Ceilidh Barnett was presented with this picture, “In recognition of her exemplary service on the Canadian Olympic,” on Nov. 22, 2009. The ship is one of the many she sailed on during her seven-year career as a cook.
Ceilidh Barnett was presented with this picture, “In recognition of her exemplary service on the Canadian Olympic,” on Nov. 22, 2009. The ship is one of the many she sailed on during her seven-year career as a cook. - Desiree Anstey
SUMMERSIDE, P.E.I. —

It started as six days of testing the waters with a new career.

It turned into a seven-year adventure.

Ceilidh Barnett, a former resident of Collingwood, Ont., never dreamed about cooking on cargo ships when she was styling people’s hair in the salon.

“I was a hairdresser for seven years – now my lucky number – but the standing became too much for my body. I took time off and did a thing called ‘Willing Workers on Organic Farms’, where you volunteer in exchange for a room and board on a farm,” said Barnett, who moved to Summerside three weeks ago.

Through the volunteer experience, Barnett traversed her way up to Nova Scotia. And while cooking, she met a captain of an ocean liner.

“He said with my cooking I should be working on ships,” said Barnett, who can dish out 200 recipes.

“I thought about what he said and went back to Ontario. At church, I talked about my experience and a woman said her husband worked on a ship. One day, her husband called me up and asked if I would be interested in working on a cargo ship for six days as a trial.”

It turned into a seven-year career as Barnett bounced around the country on 19 cargo ships, working six weeks to three months on contracts as a relief cook.
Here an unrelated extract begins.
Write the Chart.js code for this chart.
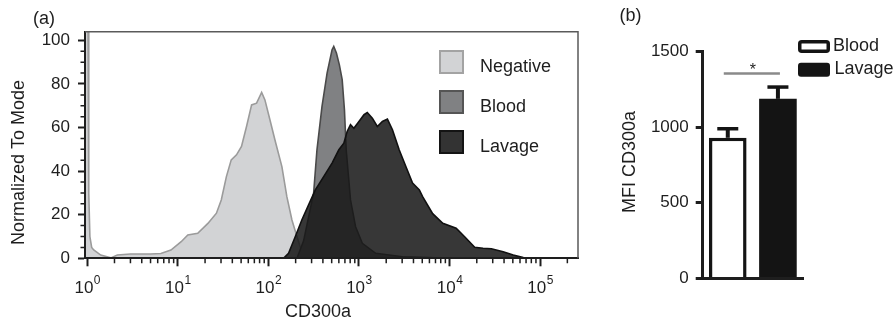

“It was fun for me. I liked the change of ships, crews, the different ports and people we met while travelling around Ontario, Quebec, the Magdalene Islands and right out to the west.”
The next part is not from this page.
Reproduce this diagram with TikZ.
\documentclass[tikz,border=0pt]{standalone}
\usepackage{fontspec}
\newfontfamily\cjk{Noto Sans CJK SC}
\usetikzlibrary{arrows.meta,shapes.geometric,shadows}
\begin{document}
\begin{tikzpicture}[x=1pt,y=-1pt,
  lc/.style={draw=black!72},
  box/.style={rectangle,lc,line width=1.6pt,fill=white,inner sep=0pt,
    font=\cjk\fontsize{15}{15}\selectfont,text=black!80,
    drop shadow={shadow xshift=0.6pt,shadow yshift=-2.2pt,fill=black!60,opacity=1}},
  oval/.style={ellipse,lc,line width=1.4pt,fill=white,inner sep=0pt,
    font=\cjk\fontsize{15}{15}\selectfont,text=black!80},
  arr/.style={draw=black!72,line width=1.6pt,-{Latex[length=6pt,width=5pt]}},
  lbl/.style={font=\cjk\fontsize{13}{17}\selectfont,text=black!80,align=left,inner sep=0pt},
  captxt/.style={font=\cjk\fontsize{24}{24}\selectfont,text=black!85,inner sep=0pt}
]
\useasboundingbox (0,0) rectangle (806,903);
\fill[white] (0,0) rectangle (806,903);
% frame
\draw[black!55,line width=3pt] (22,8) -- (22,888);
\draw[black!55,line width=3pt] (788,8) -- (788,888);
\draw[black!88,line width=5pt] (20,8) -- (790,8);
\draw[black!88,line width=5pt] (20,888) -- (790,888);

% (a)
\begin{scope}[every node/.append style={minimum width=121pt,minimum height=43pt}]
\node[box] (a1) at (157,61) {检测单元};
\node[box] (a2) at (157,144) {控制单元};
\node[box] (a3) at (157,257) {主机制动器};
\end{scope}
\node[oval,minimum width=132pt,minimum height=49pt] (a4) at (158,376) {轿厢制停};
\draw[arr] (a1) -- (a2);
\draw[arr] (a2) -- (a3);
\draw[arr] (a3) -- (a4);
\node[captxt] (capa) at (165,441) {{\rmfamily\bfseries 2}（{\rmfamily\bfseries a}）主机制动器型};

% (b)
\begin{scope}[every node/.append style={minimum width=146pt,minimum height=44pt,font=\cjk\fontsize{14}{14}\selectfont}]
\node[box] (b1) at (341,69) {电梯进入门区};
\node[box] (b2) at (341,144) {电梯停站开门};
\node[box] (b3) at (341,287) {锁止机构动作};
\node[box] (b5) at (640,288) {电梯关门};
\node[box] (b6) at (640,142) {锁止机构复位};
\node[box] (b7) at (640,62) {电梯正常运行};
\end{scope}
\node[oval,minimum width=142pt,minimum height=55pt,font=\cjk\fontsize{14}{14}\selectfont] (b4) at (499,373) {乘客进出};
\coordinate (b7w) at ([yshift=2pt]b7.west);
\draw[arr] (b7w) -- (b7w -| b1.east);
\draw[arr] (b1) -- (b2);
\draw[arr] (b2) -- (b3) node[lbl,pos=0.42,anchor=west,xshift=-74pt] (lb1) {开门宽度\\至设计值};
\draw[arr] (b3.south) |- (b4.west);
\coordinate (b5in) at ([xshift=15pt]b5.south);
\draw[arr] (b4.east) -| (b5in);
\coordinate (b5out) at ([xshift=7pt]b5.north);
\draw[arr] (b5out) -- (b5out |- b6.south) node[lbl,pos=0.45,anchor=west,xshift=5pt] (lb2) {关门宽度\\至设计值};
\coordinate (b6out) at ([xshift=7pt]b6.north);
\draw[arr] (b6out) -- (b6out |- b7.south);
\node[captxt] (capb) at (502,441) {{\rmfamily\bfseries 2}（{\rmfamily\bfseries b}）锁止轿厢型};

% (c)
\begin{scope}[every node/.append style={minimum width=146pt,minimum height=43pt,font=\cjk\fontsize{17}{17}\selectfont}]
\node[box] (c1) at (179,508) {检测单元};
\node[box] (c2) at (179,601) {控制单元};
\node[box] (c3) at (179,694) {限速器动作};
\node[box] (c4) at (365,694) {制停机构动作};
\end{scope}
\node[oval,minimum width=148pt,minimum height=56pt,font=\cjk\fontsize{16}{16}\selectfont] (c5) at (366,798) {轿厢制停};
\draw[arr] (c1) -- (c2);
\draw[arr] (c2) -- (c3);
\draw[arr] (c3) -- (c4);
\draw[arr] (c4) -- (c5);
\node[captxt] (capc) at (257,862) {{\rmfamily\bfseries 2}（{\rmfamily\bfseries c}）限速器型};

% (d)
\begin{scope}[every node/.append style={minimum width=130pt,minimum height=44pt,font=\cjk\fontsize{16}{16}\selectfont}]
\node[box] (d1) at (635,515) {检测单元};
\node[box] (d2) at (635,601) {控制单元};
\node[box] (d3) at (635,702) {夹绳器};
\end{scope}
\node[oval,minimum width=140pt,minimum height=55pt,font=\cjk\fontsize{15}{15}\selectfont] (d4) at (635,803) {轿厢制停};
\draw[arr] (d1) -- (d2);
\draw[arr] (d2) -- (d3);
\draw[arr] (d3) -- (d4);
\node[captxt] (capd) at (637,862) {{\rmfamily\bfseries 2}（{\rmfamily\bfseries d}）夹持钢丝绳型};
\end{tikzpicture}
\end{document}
            - Ceilidh Barnett

“It was fun for me. I liked the change of ships, crews, the different ports and people we met while travelling around Ontario, Quebec, the Magdalene Islands and right out to the west. And I was never concerned with what we were carrying because my job was in the kitchen cooking three meals a day.”

On many of the ships, Barnett was the only woman, but despite this, it never deterred her.

“I was their daughter, their granddaughter, the niece. And the guys looked out for me. There were never any problems, and it was a very safe environment.”

Barnett looks back on the time with fondness.

“For some people, a job is a job, but this was a whole lifestyle for me,” she said.

However, in 2015 Barnett’s adventure abruptly ended.

“I was in a serious car crash – T-boned – and spent the next three years recovering,” she said, while running her finger along a dramatic scar on her arm

Barnett had begun to dip her feet back in the water hosting food events when Greg and Cate Garant approached her with a new venture – relocating with them to P.E.I.

“They needed a cook for The Warn House Bed and Breakfast in Summerside, and I needed a change of scenery,” she said.

“Ceilidh is our kitchen manager and baker. We all operate in our strengths and do the work that we enjoy the most, so the customers will pick this up,” said innkeeper Cate.

Barnett moved to Summerside, along with Greg and Cate on May 8.

“It’s been a very intense few weeks for me putting the kitchen together, but we’re all very excited for this new chapter,” said Barnett.